FROM THE EMERALD CITY TO PLEASANTVILLE

WE'RE NOT IN KANSAS ANYMORE

When Dorothy and Toto left Kansas, they couldn't imagine what they would find. But neither could they imagine what they left. Not only school boards wary of Darwin, but churches panicked by porn!

Oh, not the usual kind. This is female porn. Evangelical churches there have found organized porn for women which they say has become epidemic. In Christian theology, women are the non-sexual member of the species; but things haven't worked out that way in Kansas. And now some religious groups in cities like Chicago are also concerned.

The question isn't where women can find pornography, but why they're looking for it? I'm old enough to remember Sinatra's crooning voice and Elvis's grinding hips. Seems to me the only difference between young women then and now is now they've kicked their swooning and screaming up a notch. Lets see -- the same Darwin Kansas so dislikes would probably say: "It's just the female of the species evolving..."

EXACTLY HOW HAPPY WERE THE "HAPPY DAYS?"

According to Ron Howard and the Fonze, the Fifties were the "Happy Days." The greatest boom-decade in America's history when we were number one in the world, with jobs, salaries and chromed convertibles everywhere just for the asking. Like we were portrayed from the 30s & 40s in cozy sepio-tones, in the 50s we're usually pictured in crisp black&white. The fizzy fun of "Uncle Miltie,"I Love Lucy," "The Honeymooners," "Ozzie and Harriet," "Make Room for Daddy," "Dobbie Gillis," and my particular favorite "Father Knows Best."

I loved Robert Young in that role, because as a young father I looked forward to when I too could come home in neat suit & tie to my waiting white-fenced family, mother in dress and earrings, children agog with young wonder. Unfortunately, as things turned out in the 60s and 70s, most of us discovered fatherhood didn't come with Robert Young's script and dialog.

Other things were similarly out of joint with the gradual arrival of Rock n Roll, the Beatniks, pink shirts, perfect Debbie and Eddie getting divorced, gritty foreign films without patented happy endings, the mushroom cloud dictating daily duck & cover drills in school, and the oozing virus of McCarthyism.

Yes, there were little dispiriting signs all around us. If we dared pay attention. Like the characters did in the recent film "Pleasantville" in which the placidity of their black&white 50s gradually gave way to a whole new reality. Now I perfectly understand the audience is supposed to celebrate this dawning new reality pushing aside the banalities of our 50-ish ways and days. And yet as I watched Pleasantville mature before my eyes, frankly I wasn't entirely pleased.
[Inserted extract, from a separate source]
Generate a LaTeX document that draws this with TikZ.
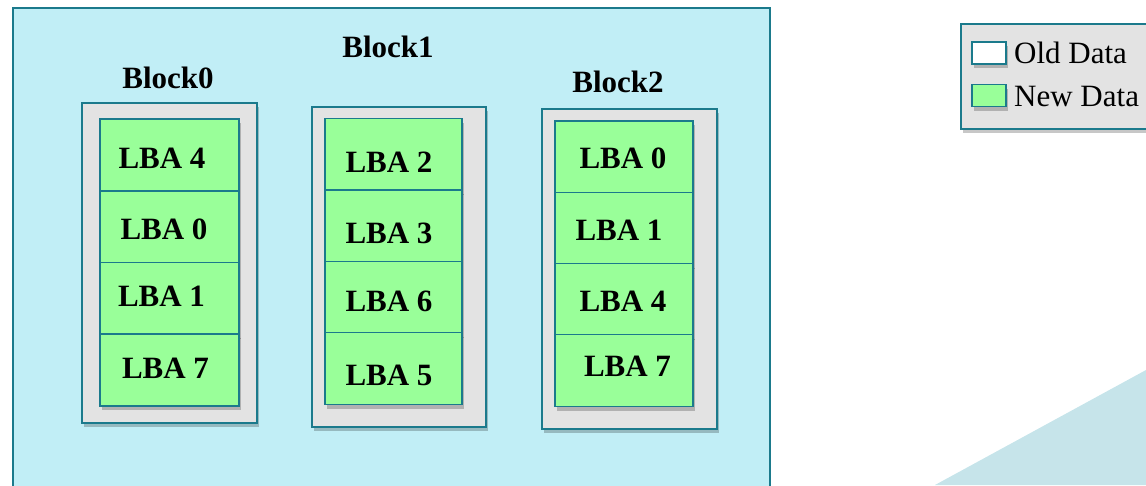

Call this reaction a foolish nostalgia refusing to embrace the world as it's actually becoming. On the other hand, have you ever asked yourself what Dorothy really felt once she returned from the technicolor glories of the Emerald City to the gritty reality of dusty Kansas? I have....!

2 comments:

  1. I never thought of it that way...what Dorothy thought when she got "home". Maybe she missed the color....very interesting perspective!